Brand measurement typically tracks consumer-facing metrics: awareness, preference, and purchase intent. Reputation measurement covers all stakeholders and measures deeper dimensions: trust, integrity, governance, and leadership. Caliber integrates both into a unified model with separate but connected Brand Score and Reputation Score frameworks.
You can run periodic surveys and cobble together social listening data, media analysis, and internal research. Many companies do. The trade-off is frequency, scope, and integration. A dedicated stakeholder intelligence platform like Caliber provides daily measurement, multi-stakeholder coverage, competitive benchmarking, and a unified dashboard, in a way that manual approaches cannot match at scale.
Connect perception data to behavioral outcomes. Caliber tracks advocacy, consideration, recommendation, and employment intent alongside perception scores. The strong correlation between TLS and supportive behaviors provides a direct, evidence-based link between reputation and commercial results. When you can show that a 5-point TLS increase correlates with measurable gains in consideration and advocacy, the ROI case is concrete.

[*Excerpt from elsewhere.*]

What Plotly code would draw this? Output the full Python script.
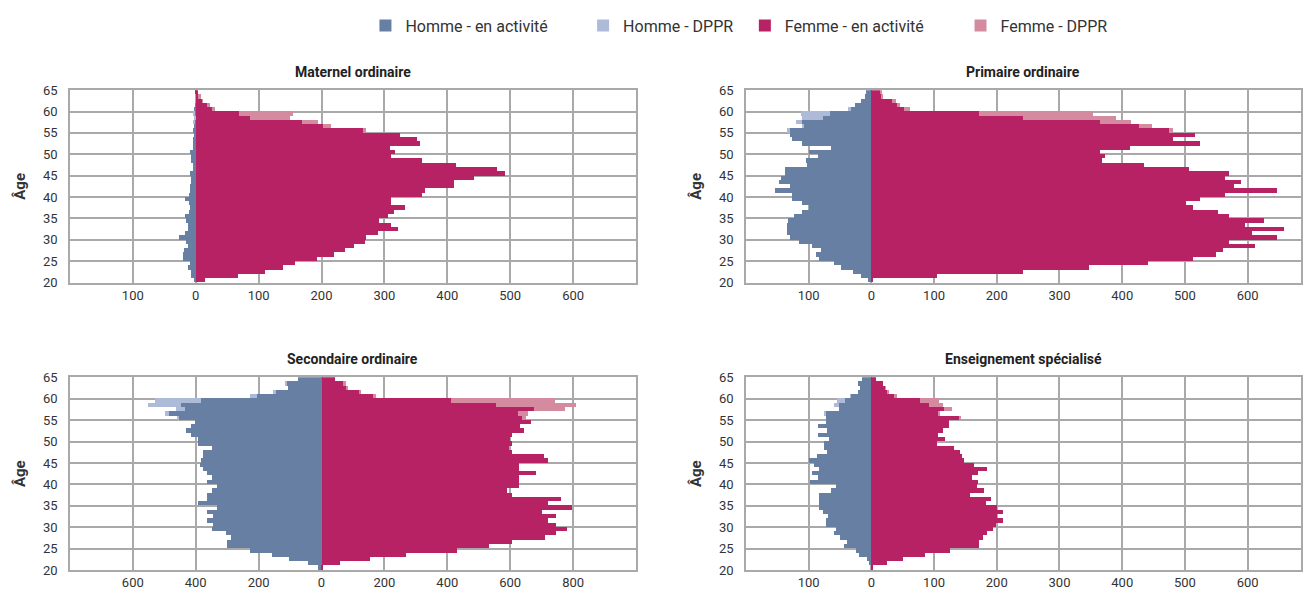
import plotly.graph_objects as go

ages = list(range(20, 65))

titles = ["Maternel ordinaire", "Primaire ordinaire",
          "Secondaire ordinaire", "Enseignement spécialisé"]
series_names = ["Homme - en activité", "Homme - DPPR",
                "Femme - en activité", "Femme - DPPR"]
age_ticks = [20, 25, 30, 35, 40, 45, 50, 55, 60, 65]

# ---- Maternel ordinaire (ages 20..64) ----
mat_homme_act = [3, 8, 8, 13, 9, 20, 20, 19, 12, 15, 26, 17, 13, 13, 15, 17, 11, 10, 11, 17,
                 11, 9, 9, 8, 8, 9, 5, 4, 8, 7, 9, 5, 4, 4, 3, 4, 3, 2, 1, 2, 2, 1, 0, 0, 0]
mat_homme_dppr = [0] * 37 + [1, 2, 2, 0, 0, 0, 0, 0]
mat_femme_act = [15, 67, 110, 139, 158, 193, 220, 237, 251, 269, 271, 290, 322, 311, 292, 305,
                 315, 333, 311, 311, 360, 365, 411, 410, 442, 492, 479, 413, 360, 310, 317, 308,
                 356, 352, 324, 267, 202, 169, 86, 68, 25, 19, 10, 5, 3]
mat_femme_dppr = [0] * 35 + [3, 13, 25, 63, 86, 5, 3, 1, 3, 0]

# ---- Primaire ordinaire ----
pri_homme_act = [5, 16, 30, 48, 59, 84, 88, 80, 94, 116, 130, 134, 134, 134, 133, 124, 110, 100,
                 110, 127, 127, 153, 130, 148, 144, 138, 138, 103, 105, 85, 99, 65, 110, 127,
                 130, 130, 108, 111, 77, 66, 33, 26, 17, 11, 8]
pri_homme_dppr = [0] * 35 + [4, 2, 9, 33, 47, 4, 0, 0, 0, 0]
pri_femme_act = [3, 105, 242, 346, 441, 512, 549, 561, 611, 570, 647, 607, 658, 596, 625, 570,
                 553, 513, 501, 524, 564, 647, 578, 589, 564, 570, 507, 434, 368, 372, 364, 412,
                 524, 480, 515, 475, 427, 364, 242, 172, 52, 41, 33, 16, 14]
pri_femme_dppr = [0] * 35 + [5, 20, 50, 148, 181, 9, 5, 6, 2, 3]

# ---- Secondaire ordinaire ----
sec_homme_act = [10, 43, 104, 157, 228, 302, 302, 289, 305, 349, 344, 364, 344, 364, 334, 394,
                 364, 364, 349, 334, 364, 349, 364, 378, 388, 382, 378, 378, 349, 394, 394, 415,
                 431, 415, 401, 456, 486, 434, 446, 382, 206, 144, 108, 111, 76]
sec_homme_dppr = [0] * 35 + [4, 12, 30, 106, 148, 21, 10, 0, 5, 0]
sec_femme_act = [5, 58, 153, 269, 430, 531, 604, 709, 746, 779, 745, 720, 744, 700, 796, 720,
                 760, 604, 590, 628, 628, 628, 683, 628, 628, 720, 707, 606, 596, 604, 600, 606,
                 643, 630, 667, 638, 623, 674, 555, 410, 163, 120, 80, 71, 41]
sec_femme_dppr = [0] * 35 + [13, 33, 99, 255, 333, 11, 4, 4, 5, 0]

# ---- Enseignement spécialisé ----
spe_homme_act = [0, 4, 7, 20, 25, 43, 39, 50, 59, 57, 72, 72, 69, 77, 84, 83, 84, 84, 65, 57,
                 98, 85, 95, 83, 92, 100, 87, 71, 75, 75, 67, 86, 71, 86, 72, 72, 73, 51, 51,
                 42, 33, 22, 19, 21, 15]
spe_homme_dppr = [0] * 36 + [2, 0, 8, 13, 1, 0, 0, 0, 0]
spe_femme_act = [1, 24, 50, 86, 125, 171, 171, 178, 184, 193, 198, 209, 200, 209, 200, 182,
                 190, 157, 179, 168, 170, 160, 170, 184, 163, 148, 145, 141, 132, 104, 118, 106,
                 114, 123, 123, 140, 107, 116, 91, 77, 36, 26, 22, 18, 8]
spe_femme_dppr = [0] * 35 + [2, 3, 12, 23, 30, 4, 2, 1, 0, 0]

panels_data = [
    (mat_homme_act, mat_homme_dppr, mat_femme_act, mat_femme_dppr),
    (pri_homme_act, pri_homme_dppr, pri_femme_act, pri_femme_dppr),
    (sec_homme_act, sec_homme_dppr, sec_femme_act, sec_femme_dppr),
    (spe_homme_act, spe_homme_dppr, spe_femme_act, spe_femme_dppr),
]

colors = ["#667fa3", "#adbbd8", "#b72264", "#d48b9f"]
signs = [-1, -1, 1, 1]

x_ranges = [[-200, 700], [-200, 685], [-800, 1000], [-200, 685]]
x_ticks = [list(range(-100, 700, 100)), list(range(-100, 700, 100)),
           list(range(-600, 1000, 200)), list(range(-100, 700, 100))]

W, H = 1303, 592
x_doms = [[70 / W, 637 / W], [747 / W, 1.0], [70 / W, 637 / W], [747 / W, 1.0]]
y_doms = [[1 - 282.7 / H, 1 - 85.3 / H], [1 - 282.7 / H, 1 - 85.3 / H],
          [1 - 577.7 / H, 1 - 380 / H], [1 - 577.7 / H, 1 - 380 / H]]

TXT = "Roboto, Liberation Sans, sans-serif"
GRID = "#a9a9a9"

fig = go.Figure()
ymid = [a + 0.5 for a in ages]

for p, data in enumerate(panels_data):
    ax = "" if p == 0 else str(p + 1)
    for s in range(4):
        vals = data[s]
        fig.add_trace(go.Bar(
            y=ymid, x=[signs[s] * v for v in vals], customdata=vals,
            orientation="h", width=1.0,
            marker=dict(color=colors[s], line=dict(width=0)),
            name=series_names[s], showlegend=(p == 0),
            legend="legend" if s == 0 else "legend%d" % (s + 1),
            xaxis="x" + ax, yaxis="y" + ax,
            hovertemplate="Âge %{y:.0f}: %{customdata}<extra>" + series_names[s] + "</extra>",
        ))

layout = dict(
    width=W, height=H, margin=dict(l=0, r=0, t=0, b=0),
    paper_bgcolor="white", plot_bgcolor="white",
    barmode="relative", bargap=0,
    font=dict(family=TXT, color="#333333", size=14),
)

for p in range(4):
    ax = "" if p == 0 else str(p + 1)
    layout["xaxis" + ax] = dict(
        domain=x_doms[p], anchor="y" + ax, range=x_ranges[p],
        tickvals=x_ticks[p], ticktext=[str(abs(v)) for v in x_ticks[p]],
        showgrid=True, gridcolor=GRID, gridwidth=1.5, zeroline=False,
        showline=True, linecolor=GRID, linewidth=1.5, mirror=True,
        ticks="", tickfont=dict(size=13, color="#333333"),
    )
    layout["yaxis" + ax] = dict(
        domain=y_doms[p], anchor="x" + ax, range=[20, 65],
        tickvals=age_ticks,
        showgrid=True, gridcolor=GRID, gridwidth=1.5, zeroline=False,
        showline=True, linecolor=GRID, linewidth=1.5, mirror=True,
        ticks="", ticklabelstandoff=8,
        tickfont=dict(size=13, color="#333333"),
        title=dict(text="<b>Âge</b>", standoff=14,
                   font=dict(size=15, color="#333333")),
    )

annotations = []
for p in range(4):
    xc = (x_doms[p][0] + x_doms[p][1]) / 2
    yt = y_doms[p][1] + 19 / H
    annotations.append(dict(
        text="<b>%s</b>" % titles[p], x=xc, y=yt, xref="paper", yref="paper",
        showarrow=False, xanchor="center", yanchor="middle",
        font=dict(size=14, color="#222222")))
layout["annotations"] = annotations

leg_x = [366 / W, 584 / W, 746 / W, 962 / W]
for s in range(4):
    key = "legend" if s == 0 else "legend%d" % (s + 1)
    layout[key] = dict(
        x=leg_x[s], y=1 - 19 / H, xanchor="left", yanchor="middle",
        orientation="h", itemwidth=30, bgcolor="rgba(0,0,0,0)",
        font=dict(size=16, color="#333333"),
    )

fig.update_layout(**layout)
fig.write_html("out.html")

NPS measures customer loyalty through a single question about likelihood to recommend. It’s useful for customer experience benchmarking but is not a brand reputation metric. It covers one stakeholder group (customers), one dimension (recommendation intent), and says nothing about the perceptions driving that intent. Brand reputation measurement requires multi-stakeholder coverage, attribute-level depth, and a validated connection to behavioral outcomes. Caliber does not produce NPS as a native metric.